On June 4, 2015, an SEC administrative law judge issued an initial decision dismissing all charges against the respondents after finding, among other things, that the SEC failed to show that the respondents acted with scienter. Of note, the administrative law judge concluded that the respondents had prepared the Form ADV disclosure in question in reliance in good faith upon the advice of third-party compliance consultants, and that the consultants’ advice was “facially valid.”

On June 25, 2015, the SEC Division of Enforcement filed a petition for review of the initial decision, seeking reversal of the administrative law judge’s decision to dismiss, a finding of liability and the imposition of sanctions. The Division of Enforcement’s petition took issue with the judge’s decision as a matter of public policy, claiming that the decision “shifts the burden of fully disclosing a conflict of interest from an investment adviser, who has a fiduciary duty to and a relationship with clients, to a compliance consultant (who has no such connection).” The Division asserted that the administrative law judge’s decision, if allowed to stand, could “significantly weaken the long-standing fiduciary standards applicable to investment advisers.” On July 10, 2015, the respondents moved for summary affirmance of the administrative law judge’s decision.
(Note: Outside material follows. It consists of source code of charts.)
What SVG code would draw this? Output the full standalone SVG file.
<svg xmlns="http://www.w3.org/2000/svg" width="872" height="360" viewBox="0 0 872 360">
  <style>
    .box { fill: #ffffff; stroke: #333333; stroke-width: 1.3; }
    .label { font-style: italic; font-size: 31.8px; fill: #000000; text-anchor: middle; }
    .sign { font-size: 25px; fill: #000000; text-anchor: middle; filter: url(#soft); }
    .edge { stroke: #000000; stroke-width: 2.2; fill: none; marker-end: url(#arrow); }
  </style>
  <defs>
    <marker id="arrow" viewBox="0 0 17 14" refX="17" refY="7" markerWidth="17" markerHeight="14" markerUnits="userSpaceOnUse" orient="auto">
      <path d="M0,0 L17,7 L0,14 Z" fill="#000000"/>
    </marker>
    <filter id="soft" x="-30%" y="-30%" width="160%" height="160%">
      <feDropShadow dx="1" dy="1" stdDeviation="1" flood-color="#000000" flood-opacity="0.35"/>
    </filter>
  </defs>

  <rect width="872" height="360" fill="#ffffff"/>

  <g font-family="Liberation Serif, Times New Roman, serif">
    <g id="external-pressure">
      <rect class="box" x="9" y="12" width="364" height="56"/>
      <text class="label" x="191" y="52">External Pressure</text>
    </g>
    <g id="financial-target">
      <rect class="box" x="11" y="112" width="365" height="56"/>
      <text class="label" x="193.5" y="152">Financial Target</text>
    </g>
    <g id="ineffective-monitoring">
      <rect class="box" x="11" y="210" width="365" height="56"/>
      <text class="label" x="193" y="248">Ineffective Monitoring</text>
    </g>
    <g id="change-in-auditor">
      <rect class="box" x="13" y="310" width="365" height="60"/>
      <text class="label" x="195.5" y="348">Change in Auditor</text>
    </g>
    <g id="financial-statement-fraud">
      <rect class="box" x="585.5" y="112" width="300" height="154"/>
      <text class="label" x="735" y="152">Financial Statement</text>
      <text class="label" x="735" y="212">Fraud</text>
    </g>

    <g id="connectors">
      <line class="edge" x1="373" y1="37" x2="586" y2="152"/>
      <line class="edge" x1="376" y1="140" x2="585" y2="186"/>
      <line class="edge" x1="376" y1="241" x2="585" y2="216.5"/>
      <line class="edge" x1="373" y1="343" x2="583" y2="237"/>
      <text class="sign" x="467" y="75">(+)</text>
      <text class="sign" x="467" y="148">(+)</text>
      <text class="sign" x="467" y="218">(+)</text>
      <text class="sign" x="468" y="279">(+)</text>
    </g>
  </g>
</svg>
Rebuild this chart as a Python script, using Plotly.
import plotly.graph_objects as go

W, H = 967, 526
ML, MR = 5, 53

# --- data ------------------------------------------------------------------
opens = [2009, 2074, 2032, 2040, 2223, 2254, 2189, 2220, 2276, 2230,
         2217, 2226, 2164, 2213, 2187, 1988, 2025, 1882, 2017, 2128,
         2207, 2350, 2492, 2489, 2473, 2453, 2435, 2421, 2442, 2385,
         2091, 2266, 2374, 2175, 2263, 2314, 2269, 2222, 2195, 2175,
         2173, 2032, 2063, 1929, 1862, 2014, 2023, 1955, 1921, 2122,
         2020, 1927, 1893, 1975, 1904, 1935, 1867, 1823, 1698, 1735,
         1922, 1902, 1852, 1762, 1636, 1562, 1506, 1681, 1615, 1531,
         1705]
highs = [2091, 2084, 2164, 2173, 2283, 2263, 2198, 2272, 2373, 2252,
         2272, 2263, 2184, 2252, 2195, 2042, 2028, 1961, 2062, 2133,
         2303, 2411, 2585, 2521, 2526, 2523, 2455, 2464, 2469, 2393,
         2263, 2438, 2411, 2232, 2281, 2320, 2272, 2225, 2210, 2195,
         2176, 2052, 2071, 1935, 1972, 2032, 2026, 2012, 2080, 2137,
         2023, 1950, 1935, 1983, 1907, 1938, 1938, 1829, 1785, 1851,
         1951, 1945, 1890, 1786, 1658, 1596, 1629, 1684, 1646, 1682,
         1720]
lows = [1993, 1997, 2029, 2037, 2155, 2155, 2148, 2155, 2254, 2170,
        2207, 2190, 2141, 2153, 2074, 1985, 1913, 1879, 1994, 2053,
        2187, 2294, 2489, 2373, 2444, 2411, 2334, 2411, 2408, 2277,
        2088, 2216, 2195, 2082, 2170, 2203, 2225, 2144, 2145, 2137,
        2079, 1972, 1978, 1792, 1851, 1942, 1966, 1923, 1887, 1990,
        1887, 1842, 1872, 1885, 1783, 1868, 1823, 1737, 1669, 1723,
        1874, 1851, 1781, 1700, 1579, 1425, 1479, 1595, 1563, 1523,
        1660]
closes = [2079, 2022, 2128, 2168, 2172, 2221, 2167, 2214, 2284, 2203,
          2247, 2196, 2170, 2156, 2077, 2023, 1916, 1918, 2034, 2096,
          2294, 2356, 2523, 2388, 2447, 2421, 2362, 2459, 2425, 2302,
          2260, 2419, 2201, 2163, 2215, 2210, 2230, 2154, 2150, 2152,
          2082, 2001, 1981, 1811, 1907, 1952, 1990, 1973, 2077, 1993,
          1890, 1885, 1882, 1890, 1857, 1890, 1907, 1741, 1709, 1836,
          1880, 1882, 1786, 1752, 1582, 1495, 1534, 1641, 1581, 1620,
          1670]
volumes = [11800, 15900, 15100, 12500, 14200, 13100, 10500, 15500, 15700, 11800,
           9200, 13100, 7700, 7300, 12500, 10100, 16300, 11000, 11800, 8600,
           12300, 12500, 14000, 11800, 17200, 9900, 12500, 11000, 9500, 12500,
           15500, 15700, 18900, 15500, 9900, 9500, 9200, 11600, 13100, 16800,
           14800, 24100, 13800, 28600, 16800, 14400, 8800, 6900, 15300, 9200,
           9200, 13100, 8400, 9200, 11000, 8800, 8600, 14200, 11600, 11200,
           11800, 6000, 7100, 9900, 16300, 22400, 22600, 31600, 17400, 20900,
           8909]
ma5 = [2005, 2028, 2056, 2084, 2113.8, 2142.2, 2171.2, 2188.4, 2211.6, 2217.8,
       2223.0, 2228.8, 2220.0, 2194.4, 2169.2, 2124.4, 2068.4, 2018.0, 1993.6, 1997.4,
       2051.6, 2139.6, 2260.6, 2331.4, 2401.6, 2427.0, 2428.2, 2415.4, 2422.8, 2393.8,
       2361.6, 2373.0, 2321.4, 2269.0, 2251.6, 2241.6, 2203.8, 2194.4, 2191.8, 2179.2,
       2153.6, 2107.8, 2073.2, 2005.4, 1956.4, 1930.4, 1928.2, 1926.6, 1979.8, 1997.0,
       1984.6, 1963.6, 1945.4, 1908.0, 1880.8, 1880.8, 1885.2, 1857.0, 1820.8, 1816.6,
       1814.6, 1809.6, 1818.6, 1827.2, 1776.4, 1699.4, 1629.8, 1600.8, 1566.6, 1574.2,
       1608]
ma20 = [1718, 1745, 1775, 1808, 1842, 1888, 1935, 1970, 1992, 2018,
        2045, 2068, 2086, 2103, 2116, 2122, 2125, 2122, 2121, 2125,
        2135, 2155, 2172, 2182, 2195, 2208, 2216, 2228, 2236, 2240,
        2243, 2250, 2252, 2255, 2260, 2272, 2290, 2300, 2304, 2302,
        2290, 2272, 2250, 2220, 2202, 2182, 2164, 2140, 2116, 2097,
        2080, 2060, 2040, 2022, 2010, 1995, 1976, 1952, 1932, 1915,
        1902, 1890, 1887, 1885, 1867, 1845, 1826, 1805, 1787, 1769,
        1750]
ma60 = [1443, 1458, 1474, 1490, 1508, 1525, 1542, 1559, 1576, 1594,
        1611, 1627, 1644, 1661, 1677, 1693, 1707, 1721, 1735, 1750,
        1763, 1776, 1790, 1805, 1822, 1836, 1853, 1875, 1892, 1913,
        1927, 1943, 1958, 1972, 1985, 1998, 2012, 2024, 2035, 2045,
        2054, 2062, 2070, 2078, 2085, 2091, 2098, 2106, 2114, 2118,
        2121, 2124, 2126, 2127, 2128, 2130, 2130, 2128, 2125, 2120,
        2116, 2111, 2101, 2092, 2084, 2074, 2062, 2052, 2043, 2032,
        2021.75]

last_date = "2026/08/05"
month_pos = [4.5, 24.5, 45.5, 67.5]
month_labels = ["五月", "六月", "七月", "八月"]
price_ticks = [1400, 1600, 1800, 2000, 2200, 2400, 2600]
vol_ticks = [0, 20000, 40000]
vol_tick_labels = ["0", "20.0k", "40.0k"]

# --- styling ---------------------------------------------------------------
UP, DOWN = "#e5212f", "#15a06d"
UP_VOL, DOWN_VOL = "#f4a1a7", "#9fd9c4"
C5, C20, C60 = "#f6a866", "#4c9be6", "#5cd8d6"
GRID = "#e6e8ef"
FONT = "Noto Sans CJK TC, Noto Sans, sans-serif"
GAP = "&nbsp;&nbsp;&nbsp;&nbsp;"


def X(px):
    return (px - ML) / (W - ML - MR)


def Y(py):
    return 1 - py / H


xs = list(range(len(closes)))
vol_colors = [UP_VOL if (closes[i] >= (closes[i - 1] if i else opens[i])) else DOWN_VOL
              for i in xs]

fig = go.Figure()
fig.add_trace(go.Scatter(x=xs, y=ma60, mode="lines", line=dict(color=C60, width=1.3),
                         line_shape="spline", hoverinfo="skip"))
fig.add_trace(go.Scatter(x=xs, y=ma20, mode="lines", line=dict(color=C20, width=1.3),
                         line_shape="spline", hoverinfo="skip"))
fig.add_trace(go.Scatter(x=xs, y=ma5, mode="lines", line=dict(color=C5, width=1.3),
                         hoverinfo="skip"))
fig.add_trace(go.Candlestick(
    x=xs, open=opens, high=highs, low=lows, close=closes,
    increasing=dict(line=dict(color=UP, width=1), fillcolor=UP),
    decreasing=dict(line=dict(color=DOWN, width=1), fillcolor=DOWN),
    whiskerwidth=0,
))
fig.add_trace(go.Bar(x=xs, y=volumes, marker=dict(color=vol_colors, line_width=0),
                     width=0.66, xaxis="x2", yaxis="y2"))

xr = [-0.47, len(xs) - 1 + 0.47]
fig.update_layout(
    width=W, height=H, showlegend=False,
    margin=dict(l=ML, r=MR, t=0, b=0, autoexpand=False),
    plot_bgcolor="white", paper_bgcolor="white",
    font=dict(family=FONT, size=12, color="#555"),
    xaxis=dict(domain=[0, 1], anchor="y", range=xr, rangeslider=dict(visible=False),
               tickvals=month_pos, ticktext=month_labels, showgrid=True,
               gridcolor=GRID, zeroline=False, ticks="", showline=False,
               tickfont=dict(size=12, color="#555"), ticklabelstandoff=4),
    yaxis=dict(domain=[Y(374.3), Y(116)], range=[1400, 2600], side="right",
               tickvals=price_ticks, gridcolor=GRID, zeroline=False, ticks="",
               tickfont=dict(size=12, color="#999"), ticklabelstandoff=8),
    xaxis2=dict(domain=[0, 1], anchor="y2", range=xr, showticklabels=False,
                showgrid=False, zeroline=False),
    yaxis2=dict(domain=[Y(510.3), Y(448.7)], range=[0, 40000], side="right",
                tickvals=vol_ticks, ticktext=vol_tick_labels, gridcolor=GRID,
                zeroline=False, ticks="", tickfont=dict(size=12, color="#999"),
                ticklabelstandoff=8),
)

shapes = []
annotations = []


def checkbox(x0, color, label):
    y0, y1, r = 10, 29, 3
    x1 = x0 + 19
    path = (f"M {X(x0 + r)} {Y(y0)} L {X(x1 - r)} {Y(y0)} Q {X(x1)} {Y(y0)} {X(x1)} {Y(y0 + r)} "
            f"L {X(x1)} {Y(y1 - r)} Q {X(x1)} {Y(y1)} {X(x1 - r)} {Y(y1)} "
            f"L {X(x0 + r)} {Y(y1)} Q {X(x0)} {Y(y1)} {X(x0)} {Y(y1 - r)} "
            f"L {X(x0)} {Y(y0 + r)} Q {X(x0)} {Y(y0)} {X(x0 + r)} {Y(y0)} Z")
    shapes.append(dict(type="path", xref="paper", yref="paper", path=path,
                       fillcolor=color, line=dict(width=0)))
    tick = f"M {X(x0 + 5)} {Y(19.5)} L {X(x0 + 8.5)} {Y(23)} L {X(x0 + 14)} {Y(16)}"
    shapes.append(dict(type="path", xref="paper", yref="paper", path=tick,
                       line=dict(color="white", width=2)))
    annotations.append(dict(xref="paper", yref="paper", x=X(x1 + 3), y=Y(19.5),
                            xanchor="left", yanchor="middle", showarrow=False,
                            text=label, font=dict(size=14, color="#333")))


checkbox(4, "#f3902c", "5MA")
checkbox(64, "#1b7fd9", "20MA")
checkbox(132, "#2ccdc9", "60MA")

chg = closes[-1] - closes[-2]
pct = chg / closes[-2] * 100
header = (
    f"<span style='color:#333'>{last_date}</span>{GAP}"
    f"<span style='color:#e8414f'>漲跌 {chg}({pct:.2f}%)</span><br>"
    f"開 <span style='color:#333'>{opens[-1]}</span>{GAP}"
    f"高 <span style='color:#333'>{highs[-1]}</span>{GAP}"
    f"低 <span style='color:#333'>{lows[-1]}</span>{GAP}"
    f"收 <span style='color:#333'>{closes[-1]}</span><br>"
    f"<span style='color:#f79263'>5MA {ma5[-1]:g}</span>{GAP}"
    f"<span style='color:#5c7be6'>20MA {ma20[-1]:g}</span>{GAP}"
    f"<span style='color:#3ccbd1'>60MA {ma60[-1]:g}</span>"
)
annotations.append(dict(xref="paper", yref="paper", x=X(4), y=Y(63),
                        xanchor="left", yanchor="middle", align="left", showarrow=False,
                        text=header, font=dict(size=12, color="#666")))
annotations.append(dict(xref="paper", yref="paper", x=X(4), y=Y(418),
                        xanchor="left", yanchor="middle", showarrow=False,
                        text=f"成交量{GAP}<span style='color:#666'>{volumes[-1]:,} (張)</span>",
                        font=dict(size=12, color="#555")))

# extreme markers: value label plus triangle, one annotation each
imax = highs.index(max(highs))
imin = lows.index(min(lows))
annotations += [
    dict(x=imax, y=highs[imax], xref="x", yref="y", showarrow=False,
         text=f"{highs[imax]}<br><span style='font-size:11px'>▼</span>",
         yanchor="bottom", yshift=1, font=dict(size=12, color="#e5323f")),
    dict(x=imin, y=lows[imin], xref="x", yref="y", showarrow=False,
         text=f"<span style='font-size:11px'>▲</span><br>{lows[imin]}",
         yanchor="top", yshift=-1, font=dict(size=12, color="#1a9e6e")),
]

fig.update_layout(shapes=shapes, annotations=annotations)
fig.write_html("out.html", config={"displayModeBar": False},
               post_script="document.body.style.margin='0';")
On August 12, 2015, the SEC issued an order denying the respondents’ petition for summary affirmance and granting the Division of Enforcement’s petition for review. In granting the petition for review, the SEC noted the “potentially important matters of public interest this case presents . . . .” The Division has until September 11, 2015 to file a brief in support of the petition for review. The respondents’ brief in opposition must be filed by October 12, 2015, and any reply brief must be filed by October 26, 2015.